Required task ▸ Skip the pictures and quote all of the lines exactly.

>>>>>

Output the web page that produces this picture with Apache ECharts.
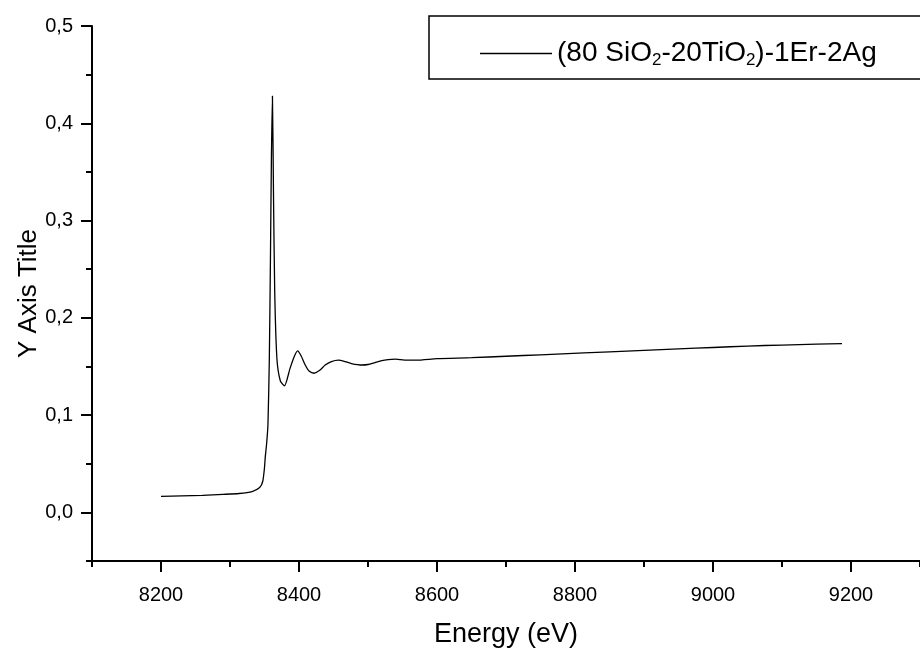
<!DOCTYPE html>
<html>
<head>
<meta charset="utf-8">
<script src="https://cdn.jsdelivr.net/npm/echarts@6/dist/echarts.min.js"></script>
<style>
html,body{margin:0;padding:0;background:#fff;}
#chart{width:920px;height:653px;}
</style>
</head>
<body>
<div id="chart"></div>
<script>
// Data
const energy = [8200, 8230, 8260, 8290, 8313, 8332, 8343, 8347.5, 8350, 8351, 8353, 8355, 8357, 8358.6, 8360, 8361.5, 8363, 8364.8, 8368, 8373, 8379, 8387, 8393, 8398, 8403, 8409, 8415, 8422, 8430, 8438, 8447, 8457, 8467, 8476, 8491, 8500, 8510, 8520, 8529, 8540, 8553, 8570, 8600, 8650, 8700, 8750, 8813, 8850, 8900, 8950, 9000, 9050, 9100, 9150, 9187];
const absorb = [0.0165, 0.0170, 0.0175, 0.0185, 0.0194, 0.0214, 0.0255, 0.032, 0.046, 0.056, 0.070, 0.090, 0.158, 0.26, 0.363, 0.428, 0.329, 0.227, 0.158, 0.135, 0.130, 0.148, 0.160, 0.166, 0.161, 0.1515, 0.145, 0.143, 0.146, 0.1515, 0.155, 0.1565, 0.155, 0.153, 0.1515, 0.152, 0.154, 0.156, 0.157, 0.1575, 0.1565, 0.1565, 0.158, 0.159, 0.1605, 0.162, 0.164, 0.165, 0.1665, 0.168, 0.1695, 0.171, 0.172, 0.173, 0.1735];
const xMajor = [8200, 8400, 8600, 8800, 9000, 9200];
const xMinor = [8100, 8300, 8500, 8700, 8900, 9100, 9300];
const yMajor = [0.0, 0.1, 0.2, 0.3, 0.4, 0.5];
const yMinor = [-0.05, 0.05, 0.15, 0.25, 0.35, 0.45];
const seriesName = '(80 SiO2-20TiO2)-1Er-2Ag';
const xTitle = 'Energy (eV)';
const yTitle = 'Y Axis Title';

const FONT = 'Liberation Sans, Arial, sans-serif';
const chart = echarts.init(document.getElementById('chart'), null, {renderer: 'canvas'});
const axisLine = {show: true, onZero: false, lineStyle: {color: '#000', width: 2}};
const tickStyle = {color: '#000', width: 2};

const option = {
  backgroundColor: '#fff',
  animation: false,
  grid: {left: 92, top: 26, width: 832, height: 539, containLabel: false},
  legend: {
    left: 429, top: 16,
    padding: [22, 70, 10, 51],
    borderColor: '#000', borderWidth: 1.5,
    itemWidth: 72, itemHeight: 1.4,
    icon: 'rect',
    formatter: function () { return '{a|(80 SiO}{s|2}{a|-20TiO}{s|2}{a|)-1Er-2Ag}'; },
    textStyle: {
      fontFamily: FONT, color: '#000', fontSize: 28,
      rich: {
        a: {fontFamily: FONT, fontSize: 28, color: '#000', lineHeight: 32},
        s: {fontFamily: FONT, fontSize: 17, color: '#000', lineHeight: 32, padding: [14, 0, 0, 0]}
      }
    },
    data: [{name: seriesName}]
  },
  xAxis: [
    {
      type: 'value', min: 8100, max: 9300, position: 'bottom',
      axisLine: axisLine,
      axisTick: {show: true, inside: false, length: 11, customValues: xMajor, lineStyle: tickStyle},
      axisLabel: {show: true, customValues: xMajor, fontFamily: FONT, fontSize: 20, color: '#000', margin: 24,
        formatter: function (v) { return String(v); }},
      splitLine: {show: false},
      name: xTitle, nameLocation: 'middle', nameGap: 60, nameMoveOverlap: false,
      nameTextStyle: {fontFamily: FONT, fontSize: 27, color: '#000'}
    },
    {
      type: 'value', min: 8100, max: 9300, position: 'bottom',
      axisLine: {show: false, onZero: false},
      axisTick: {show: true, inside: false, length: 6, customValues: xMinor, lineStyle: tickStyle},
      axisLabel: {show: false},
      splitLine: {show: false}
    }
  ],
  yAxis: [
    {
      type: 'value', min: -0.05, max: 0.5, position: 'left',
      axisLine: axisLine,
      axisTick: {show: true, inside: false, length: 11, customValues: yMajor, lineStyle: tickStyle},
      axisLabel: {
        show: true, customValues: yMajor, fontFamily: FONT, fontSize: 20, color: '#000', margin: 19,
        formatter: function (v) { return v.toFixed(1).replace('.', ','); }
      },
      splitLine: {show: false},
      name: yTitle, nameLocation: 'middle', nameGap: 50, nameRotate: 90, nameMoveOverlap: false,
      nameTextStyle: {fontFamily: FONT, fontSize: 26, color: '#000'}
    },
    {
      type: 'value', min: -0.05, max: 0.5, position: 'left',
      axisLine: {show: false, onZero: false},
      axisTick: {show: true, inside: false, length: 6, customValues: yMinor, lineStyle: tickStyle},
      axisLabel: {show: false},
      splitLine: {show: false}
    }
  ],
  series: [{
    name: seriesName,
    type: 'line',
    xAxisIndex: 0, yAxisIndex: 0,
    data: energy.map((e, i) => [e, absorb[i]]),
    showSymbol: false, symbol: 'none',
    smooth: 0.2,
    lineStyle: {color: '#000', width: 1.3},
    itemStyle: {color: '#000'}
  }]
};
chart.setOption(option);
</script>
</body>
</html>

<<<<<

The reply ▸
Output the web page that produces this picture with Apache ECharts.
<!DOCTYPE html>
<html>
<head>
<meta charset="utf-8">
<script src="https://cdn.jsdelivr.net/npm/echarts@6/dist/echarts.min.js"></script>
<style>
html,body{margin:0;padding:0;background:#fff;}
#chart{width:920px;height:653px;}
</style>
</head>
<body>
<div id="chart"></div>
<script>
// Data
const energy = [8200, 8230, 8260, 8290, 8313, 8332, 8343, 8347.5, 8350, 8351, 8353, 8355, 8357, 8358.6, 8360, 8361.5, 8363, 8364.8, 8368, 8373, 8379, 8387, 8393, 8398, 8403, 8409, 8415, 8422, 8430, 8438, 8447, 8457, 8467, 8476, 8491, 8500, 8510, 8520, 8529, 8540, 8553, 8570, 8600, 8650, 8700, 8750, 8813, 8850, 8900, 8950, 9000, 9050, 9100, 9150, 9187];
const absorb = [0.0165, 0.0170, 0.0175, 0.0185, 0.0194, 0.0214, 0.0255, 0.032, 0.046, 0.056, 0.070, 0.090, 0.158, 0.26, 0.363, 0.428, 0.329, 0.227, 0.158, 0.135, 0.130, 0.148, 0.160, 0.166, 0.161, 0.1515, 0.145, 0.143, 0.146, 0.1515, 0.155, 0.1565, 0.155, 0.153, 0.1515, 0.152, 0.154, 0.156, 0.157, 0.1575, 0.1565, 0.1565, 0.158, 0.159, 0.1605, 0.162, 0.164, 0.165, 0.1665, 0.168, 0.1695, 0.171, 0.172, 0.173, 0.1735];
const xMajor = [8200, 8400, 8600, 8800, 9000, 9200];
const xMinor = [8100, 8300, 8500, 8700, 8900, 9100, 9300];
const yMajor = [0.0, 0.1, 0.2, 0.3, 0.4, 0.5];
const yMinor = [-0.05, 0.05, 0.15, 0.25, 0.35, 0.45];
const seriesName = '(80 SiO2-20TiO2)-1Er-2Ag';
const xTitle = 'Energy (eV)';
const yTitle = 'Y Axis Title';

const FONT = 'Liberation Sans, Arial, sans-serif';
const chart = echarts.init(document.getElementById('chart'), null, {renderer: 'canvas'});
const axisLine = {show: true, onZero: false, lineStyle: {color: '#000', width: 2}};
const tickStyle = {color: '#000', width: 2};

const option = {
  backgroundColor: '#fff',
  animation: false,
  grid: {left: 92, top: 26, width: 832, height: 539, containLabel: false},
  legend: {
    left: 429, top: 16,
    padding: [22, 70, 10, 51],
    borderColor: '#000', borderWidth: 1.5,
    itemWidth: 72, itemHeight: 1.4,
    icon: 'rect',
    formatter: function () { return '{a|(80 SiO}{s|2}{a|-20TiO}{s|2}{a|)-1Er-2Ag}'; },
    textStyle: {
      fontFamily: FONT, color: '#000', fontSize: 28,
      rich: {
        a: {fontFamily: FONT, fontSize: 28, color: '#000', lineHeight: 32},
        s: {fontFamily: FONT, fontSize: 17, color: '#000', lineHeight: 32, padding: [14, 0, 0, 0]}
      }
    },
    data: [{name: seriesName}]
  },
  xAxis: [
    {
      type: 'value', min: 8100, max: 9300, position: 'bottom',
      axisLine: axisLine,
      axisTick: {show: true, inside: false, length: 11, customValues: xMajor, lineStyle: tickStyle},
      axisLabel: {show: true, customValues: xMajor, fontFamily: FONT, fontSize: 20, color: '#000', margin: 24,
        formatter: function (v) { return String(v); }},
      splitLine: {show: false},
      name: xTitle, nameLocation: 'middle', nameGap: 60, nameMoveOverlap: false,
      nameTextStyle: {fontFamily: FONT, fontSize: 27, color: '#000'}
    },
    {
      type: 'value', min: 8100, max: 9300, position: 'bottom',
      axisLine: {show: false, onZero: false},
      axisTick: {show: true, inside: false, length: 6, customValues: xMinor, lineStyle: tickStyle},
      axisLabel: {show: false},
      splitLine: {show: false}
    }
  ],
  yAxis: [
    {
      type: 'value', min: -0.05, max: 0.5, position: 'left',
      axisLine: axisLine,
      axisTick: {show: true, inside: false, length: 11, customValues: yMajor, lineStyle: tickStyle},
      axisLabel: {
        show: true, customValues: yMajor, fontFamily: FONT, fontSize: 20, color: '#000', margin: 19,
        formatter: function (v) { return v.toFixed(1).replace('.', ','); }
      },
      splitLine: {show: false},
      name: yTitle, nameLocation: 'middle', nameGap: 50, nameRotate: 90, nameMoveOverlap: false,
      nameTextStyle: {fontFamily: FONT, fontSize: 26, color: '#000'}
    },
    {
      type: 'value', min: -0.05, max: 0.5, position: 'left',
      axisLine: {show: false, onZero: false},
      axisTick: {show: true, inside: false, length: 6, customValues: yMinor, lineStyle: tickStyle},
      axisLabel: {show: false},
      splitLine: {show: false}
    }
  ],
  series: [{
    name: seriesName,
    type: 'line',
    xAxisIndex: 0, yAxisIndex: 0,
    data: energy.map((e, i) => [e, absorb[i]]),
    showSymbol: false, symbol: 'none',
    smooth: 0.2,
    lineStyle: {color: '#000', width: 1.3},
    itemStyle: {color: '#000'}
  }]
};
chart.setOption(option);
</script>
</body>
</html>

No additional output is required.